Get to Grips with Virtual Objects Using This Stripped-Down Glove
Keyboards, mice, and touch screens all have their uses but have distinct limitations. They’re not particularly good for interacting with 3-D objects, such as those found in virtual reality or design programs. A company called Gest thinks its device, which slides onto the back of your hands and fingers to track their movements, provides a more natural and useful alternative.

The Gest controller has four soft, rubbery half-rings that clip onto your fingers, and a pad that straps onto the back of your hand. Each device contains 15 inexpensive sensors that measure motion with gyroscopes and accelerometers, much like those found in mobile phones. Thumb movements are inferred using data from the other sensors.
“The keyboard and mouse don’t make sense for things like augmented reality and virtual reality,” Gest cofounder Mike Pfister says. “It’s not going to succeed unless there is a really intuitive, fundamentally new input method.”
When I met Pfister in a San Francisco coffee shop, he slipped a prototype Gest controller onto each hand and began tapping on the table as if it were a keyboard. As his fingers drummed, potential words popped up on the screen. He tapped and swiped his hand to scroll through and select the correct word. “Hello, welcome to the future of interaction,” he wrote.
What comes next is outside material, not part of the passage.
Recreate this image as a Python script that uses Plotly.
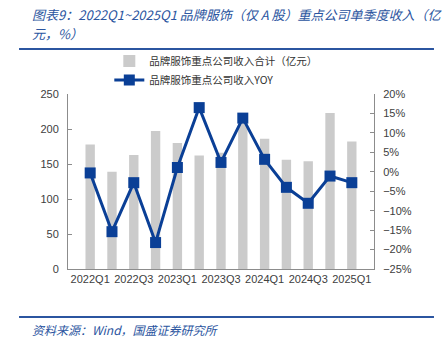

Gest doesn’t need you to set up an exact location that corresponds to each key. Instead the device uses the relative motion of your fingers to understand what the user is trying to do. It can also adapt to a person’s individual typing style over time based on the suggested words he or she selects.
The first version of Gest was focused on typing and built at a hackathon, after another of the company’s four cofounders, Sid Srikumar, read about a similar idea in the science fiction novel Accelerando, by British author Charles Stross. They raised some investment funding and participated in the Capital Factory startup incubator, in Austin, Texas.
Gest has since shifted to developing its devices as a way to use natural hand gestures to interact with virtual 3-D objects. Pfister says it could help creatives working with 3-D models or drawings. He believes it could also be a powerful interaction mechanism for the Oculus Rift, heading to market next year, or other virtual reality headsets. During the coffee shop demo, he made a fist and turned his hand to grab and rotate a model of a monkey head on the screen.
Research has shown that being able to interact with a virtual world seen through a headset like the Oculus Rift helps provide a strong sense that the virtual world is real. However, the mechanism to provide that interactivity is unclear.

Gest will face competition from companies with a range of different controller designs, such as Leap Motion, which uses infrared and LEDs to sense hand movement, and Facebook’s Oculus division, which will next year sell a less naturalistic handheld controller that uses a combination of buttons and hand movements (see “Oculus Hand Controls Are Not Always So Handy”).
Gest plans to ship its first devices, and launch tools for software developers to integrate them into software, before the end of 2016. The company predicts a price of $200.